=== Challenge ===
Write out each line word for word. Drop pictures.

=== Data segment ===

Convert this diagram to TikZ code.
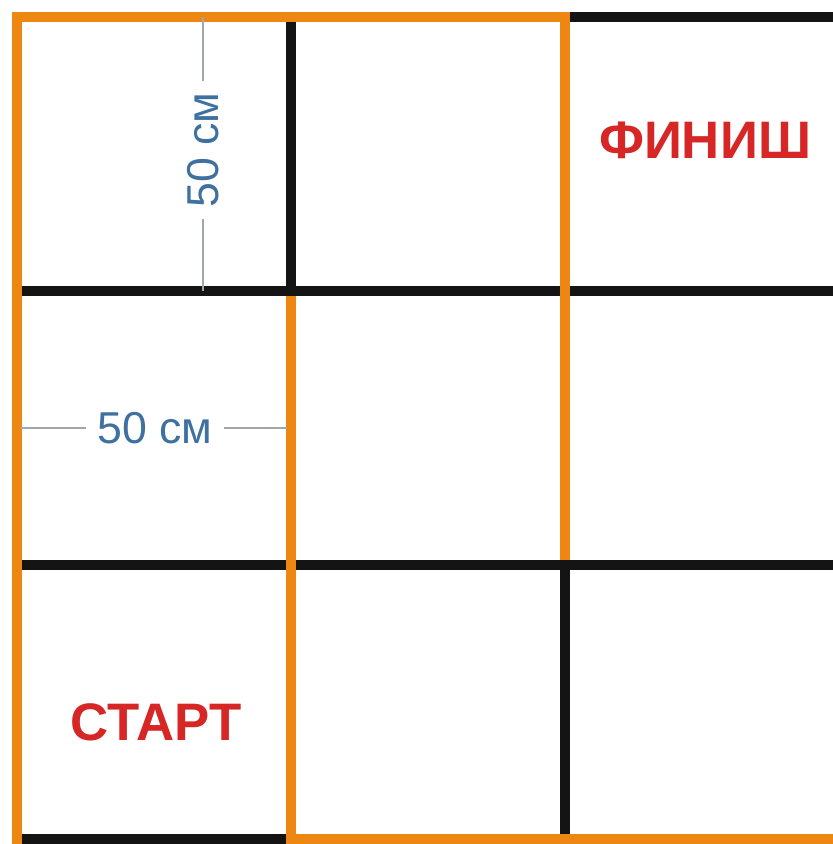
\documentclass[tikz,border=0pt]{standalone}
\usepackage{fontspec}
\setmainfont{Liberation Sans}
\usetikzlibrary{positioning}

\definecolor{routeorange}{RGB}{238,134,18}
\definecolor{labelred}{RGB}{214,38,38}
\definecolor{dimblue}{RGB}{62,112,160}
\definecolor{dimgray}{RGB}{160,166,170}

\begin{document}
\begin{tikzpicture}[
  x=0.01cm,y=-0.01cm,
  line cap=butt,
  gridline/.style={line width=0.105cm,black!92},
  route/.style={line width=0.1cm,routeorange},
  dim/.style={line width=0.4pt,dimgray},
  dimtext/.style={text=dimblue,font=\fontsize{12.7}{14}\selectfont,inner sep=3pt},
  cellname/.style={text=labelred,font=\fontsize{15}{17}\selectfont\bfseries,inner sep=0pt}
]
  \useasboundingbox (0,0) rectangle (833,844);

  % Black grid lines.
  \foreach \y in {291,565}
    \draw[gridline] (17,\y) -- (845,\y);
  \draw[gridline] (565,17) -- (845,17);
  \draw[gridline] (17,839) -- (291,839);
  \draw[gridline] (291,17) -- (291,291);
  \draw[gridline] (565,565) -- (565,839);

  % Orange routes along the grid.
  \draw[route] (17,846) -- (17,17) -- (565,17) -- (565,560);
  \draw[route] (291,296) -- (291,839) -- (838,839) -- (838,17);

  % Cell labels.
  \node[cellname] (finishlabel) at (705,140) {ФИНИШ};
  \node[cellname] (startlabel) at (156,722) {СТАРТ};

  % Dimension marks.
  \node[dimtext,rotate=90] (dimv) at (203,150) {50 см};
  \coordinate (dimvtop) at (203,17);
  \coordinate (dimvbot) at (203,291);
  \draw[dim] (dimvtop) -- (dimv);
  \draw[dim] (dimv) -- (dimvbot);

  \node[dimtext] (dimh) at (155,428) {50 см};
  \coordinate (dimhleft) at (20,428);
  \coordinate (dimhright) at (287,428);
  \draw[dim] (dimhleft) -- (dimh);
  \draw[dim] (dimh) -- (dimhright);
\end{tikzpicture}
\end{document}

=== Response below ===
Convert this diagram to TikZ code.
\documentclass[tikz,border=0pt]{standalone}
\usepackage{fontspec}
\setmainfont{Liberation Sans}
\usetikzlibrary{positioning}

\definecolor{routeorange}{RGB}{238,134,18}
\definecolor{labelred}{RGB}{214,38,38}
\definecolor{dimblue}{RGB}{62,112,160}
\definecolor{dimgray}{RGB}{160,166,170}

\begin{document}
\begin{tikzpicture}[
  x=0.01cm,y=-0.01cm,
  line cap=butt,
  gridline/.style={line width=0.105cm,black!92},
  route/.style={line width=0.1cm,routeorange},
  dim/.style={line width=0.4pt,dimgray},
  dimtext/.style={text=dimblue,font=\fontsize{12.7}{14}\selectfont,inner sep=3pt},
  cellname/.style={text=labelred,font=\fontsize{15}{17}\selectfont\bfseries,inner sep=0pt}
]
  \useasboundingbox (0,0) rectangle (833,844);

  % Black grid lines.
  \foreach \y in {291,565}
    \draw[gridline] (17,\y) -- (845,\y);
  \draw[gridline] (565,17) -- (845,17);
  \draw[gridline] (17,839) -- (291,839);
  \draw[gridline] (291,17) -- (291,291);
  \draw[gridline] (565,565) -- (565,839);

  % Orange routes along the grid.
  \draw[route] (17,846) -- (17,17) -- (565,17) -- (565,560);
  \draw[route] (291,296) -- (291,839) -- (838,839) -- (838,17);

  % Cell labels.
  \node[cellname] (finishlabel) at (705,140) {ФИНИШ};
  \node[cellname] (startlabel) at (156,722) {СТАРТ};

  % Dimension marks.
  \node[dimtext,rotate=90] (dimv) at (203,150) {50 см};
  \coordinate (dimvtop) at (203,17);
  \coordinate (dimvbot) at (203,291);
  \draw[dim] (dimvtop) -- (dimv);
  \draw[dim] (dimv) -- (dimvbot);

  \node[dimtext] (dimh) at (155,428) {50 см};
  \coordinate (dimhleft) at (20,428);
  \coordinate (dimhright) at (287,428);
  \draw[dim] (dimhleft) -- (dimh);
  \draw[dim] (dimh) -- (dimhright);
\end{tikzpicture}
\end{document}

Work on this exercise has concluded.